GM’s Canadian Engineering Centre in Oshawa, Ontario, has been awarded a mandate to play a leading role in the building of autonomous driving vehicles. These vehicles will be part of a test fleet based at the GM Technical Centre in Warren,…
GM’s Canadian Engineering Centre in Oshawa, Ontario, has been awarded a mandate to play a leading role in the building of autonomous driving vehicles.
These vehicles will be part of a test fleet based at the GM Technical Centre in Warren, Michigan.
“Our Engineering Centre in Oshawa was a logical place to locate this important work and it is the next step in growing the new mandate of the Centre to focus on work related to the Connected Car,” said GM Canada’s president and managing director, Steve Carlisle. “The Province of Ontario’s leadership in allowing autonomous vehicle testing was a helpful support in securing this advanced technology work for our Canadian facility.”
The opportunity to realize fully autonomous vehicles has recently become a high profile issue for governments as billions of dollars are expected to be invested in new infrastructure. The Conference Board of Canada has suggested that autonomous cars could save Canadians $65 billion per year through less congestion, less fuel and fewer collisions and fatalities.

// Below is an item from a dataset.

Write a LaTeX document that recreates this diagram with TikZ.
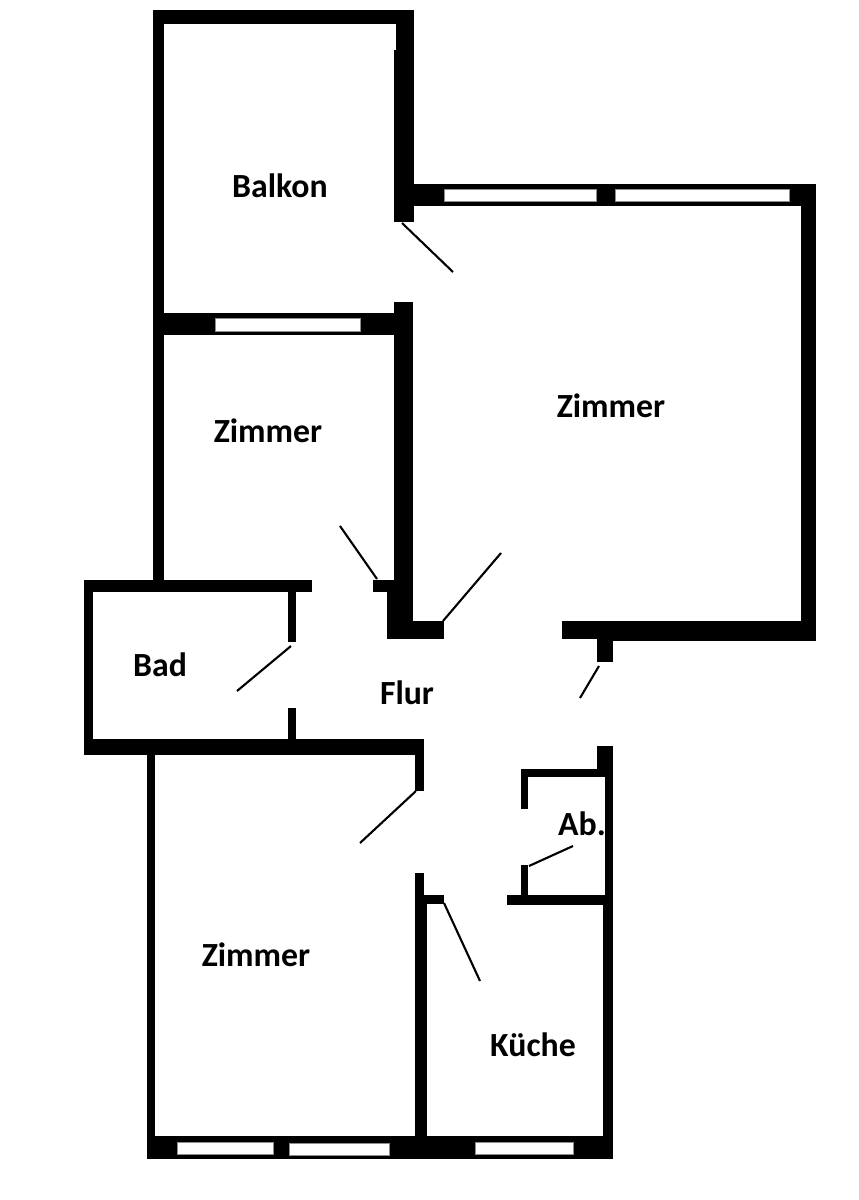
\documentclass[tikz,border=0pt]{standalone}
\usepackage{fontspec}
\setmainfont{Carlito}
\tikzset{
  wallpart/.style={fill=black},
  windowpane/.style={fill=white,draw=black!45,line width=0.5pt},
  doorleaf/.style={draw=black,line width=2.1pt},
  roomlabel/.style={font=\fontsize{33.8}{34}\selectfont\bfseries,anchor=base,inner sep=0pt,text=black}
}
\begin{document}
\begin{tikzpicture}[x=1pt,y=-1pt]
\useasboundingbox (0,0) rectangle (859,1200);
\fill[white] (0,0) rectangle (859,1200);
% upper left block
\fill[wallpart] (153,10) rectangle (414,24);
\fill[wallpart] (153,10) rectangle (164,592);
\fill[wallpart] (396,10) rectangle (414,60);
\fill[wallpart] (394,50) rectangle (414,222);
\fill[wallpart] (153,313) rectangle (413,335);
\fill[wallpart] (394,302) rectangle (413,621);
% large room
\fill[wallpart] (410,184) rectangle (816,206);
\fill[wallpart] (801,184) rectangle (816,641);
\fill[wallpart] (562,621) rectangle (816,639);
\fill[wallpart] (597,639) rectangle (816,641);
\fill[wallpart] (597,641) rectangle (613,662);
% corner by corridor
\fill[wallpart] (387,592) rectangle (413,639);
\fill[wallpart] (387,621) rectangle (444,639);
\fill[wallpart] (373,580) rectangle (395,592);
% bath
\fill[wallpart] (84,580) rectangle (312,592);
\fill[wallpart] (84,580) rectangle (93,755);
\fill[wallpart] (84,739) rectangle (424,755);
\fill[wallpart] (288,592) rectangle (296,642);
\fill[wallpart] (288,708) rectangle (296,739);
% lower left room
\fill[wallpart] (147,755) rectangle (155,1159);
\fill[wallpart] (415,755) rectangle (424,791);
\fill[wallpart] (415,873) rectangle (424,900);
\fill[wallpart] (415,895) rectangle (444,904);
\fill[wallpart] (415,900) rectangle (427,1140);
% bottom wall
\fill[wallpart] (147,1136) rectangle (613,1159);
% right lower wall and closet
\fill[wallpart] (597,746) rectangle (613,777);
\fill[wallpart] (605,777) rectangle (613,900);
\fill[wallpart] (603,895) rectangle (613,1140);
\fill[wallpart] (521,769) rectangle (605,777);
\fill[wallpart] (521,769) rectangle (528,809);
\fill[wallpart] (521,865) rectangle (528,895);
\fill[wallpart] (507,895) rectangle (605,905);
% windows
\filldraw[windowpane] (215,318) rectangle (360,331);
\filldraw[windowpane] (444,189) rectangle (596,201);
\filldraw[windowpane] (615,189) rectangle (789,201);
\filldraw[windowpane] (177,1142) rectangle (273,1154);
\filldraw[windowpane] (289,1143) rectangle (389,1155);
\filldraw[windowpane] (475,1142) rectangle (573,1154);
% door leaves
\coordinate (d1a) at (402,223); \coordinate (d1b) at (453,272);
\coordinate (d2a) at (377,579); \coordinate (d2b) at (340,526);
\coordinate (d3a) at (443,621); \coordinate (d3b) at (501,553);
\coordinate (d4a) at (291,646); \coordinate (d4b) at (237,691);
\coordinate (d5a) at (599,666); \coordinate (d5b) at (580,698);
\coordinate (d6a) at (416,791); \coordinate (d6b) at (360,843);
\coordinate (d7a) at (529,866); \coordinate (d7b) at (573,846);
\coordinate (d8a) at (444,903); \coordinate (d8b) at (480,981);
\draw[doorleaf] (d1a) -- (d1b);
\draw[doorleaf] (d2a) -- (d2b);
\draw[doorleaf] (d3a) -- (d3b);
\draw[doorleaf] (d4a) -- (d4b);
\draw[doorleaf] (d5a) -- (d5b);
\draw[doorleaf] (d6a) -- (d6b);
\draw[doorleaf] (d7a) -- (d7b);
\draw[doorleaf] (d8a) -- (d8b);
% labels
\node[roomlabel] (balkon) at (280,197) {Balkon};
\node[roomlabel] (zimmerA) at (611,417) {Zimmer};
\node[roomlabel] (zimmerB) at (268,442) {Zimmer};
\node[roomlabel] (bad) at (160,676) {Bad};
\node[roomlabel] (flur) at (407,704) {Flur};
\node[roomlabel] (zimmerC) at (256,966) {Zimmer};
\node[roomlabel] (kueche) at (533,1056) {Küche};
\node[roomlabel] (ab) at (582,835) {Ab.};
\end{tikzpicture}
\end{document}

GM’s fleet of self-driving 2017 Chevrolet Volt electric vehicles will first be deployed as part of a broader test program at GM’s Technical Centre in Warren Michigan. Through this program, GM employees will reserve a Volt using a car-sharing app, then select a destination. GM’s autonomous technology will bring the vehicle to its destination and park it. The program will serve as a rapid-development laboratory to provide data and lessons to accelerate GM’s technical capabilities in autonomous vehicles.